On Jun 18, 2013, at 7:59 AM, Dave Crocker <dcroc...@bbiw.net> wrote:

> On 6/18/2013 7:18 AM, Tony Hansen wrote:
>> I always thought it would be a nice follow-on to DKIM to provide a way
>> for a site to specify how that site was using i=; that is, to provide
>> some clarity and comprehension for that value. For example, our
>> implementation placed the authenticated userid into i=. I know of one
>> site that appears to use a hash of the authenticated userid.
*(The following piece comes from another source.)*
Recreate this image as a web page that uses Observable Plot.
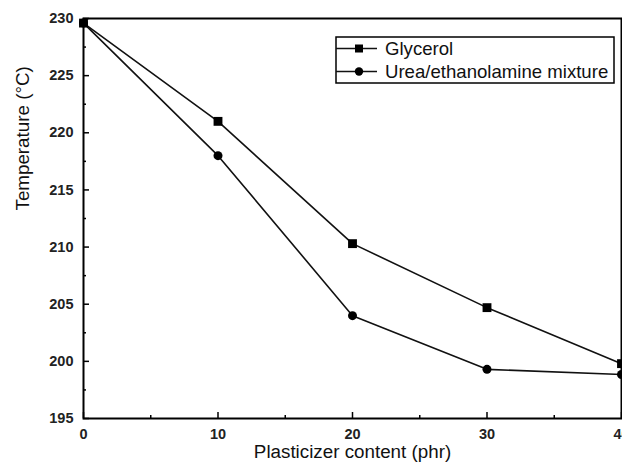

John L says
>> his site uses "how the mail was injected (submit, webmail, whatever) and
>> who the user was if it knows". When there is a deterministic mechanism
>> used to create i=, and the mechanism is known, then it is possible for
>> additional logic to be added to the receiving side as well.
> 
> 
> I'm sure Tony already knows this, but just to make sure it's part of the 
> thread:
> 
>      Anyone can define a value-added protocol layer on top of DKIM.  It 
> can define all sorts of additional semantics.
> 
>      It needs a method of declaring its presence, such as an extra 
> header field or a special external query, but after that, it's free to 
> define anything it wants, including a public meaning for i=
> 
> One could, for example, imagine a layer that asserts that the domain in 
> the rfc5322.From field MUST match the domain in the DKIM d= field, or at 
> least have an "organizational domain" match (that is, match at the name 
> portion that was delegated by a registry.
> 
> Oh, wait.  That's DMARC.
> 
> See?  It's possible.
> 
I found that too: 
http://tools.ietf.org/html/draft-fenton-dkim-reputation-hint-00

No traction either...

I think, the lesson here is to not mix function in protocols. The 
authentication piece should be separated from the policy piece and same for the 
reputation. This makes better building blocks.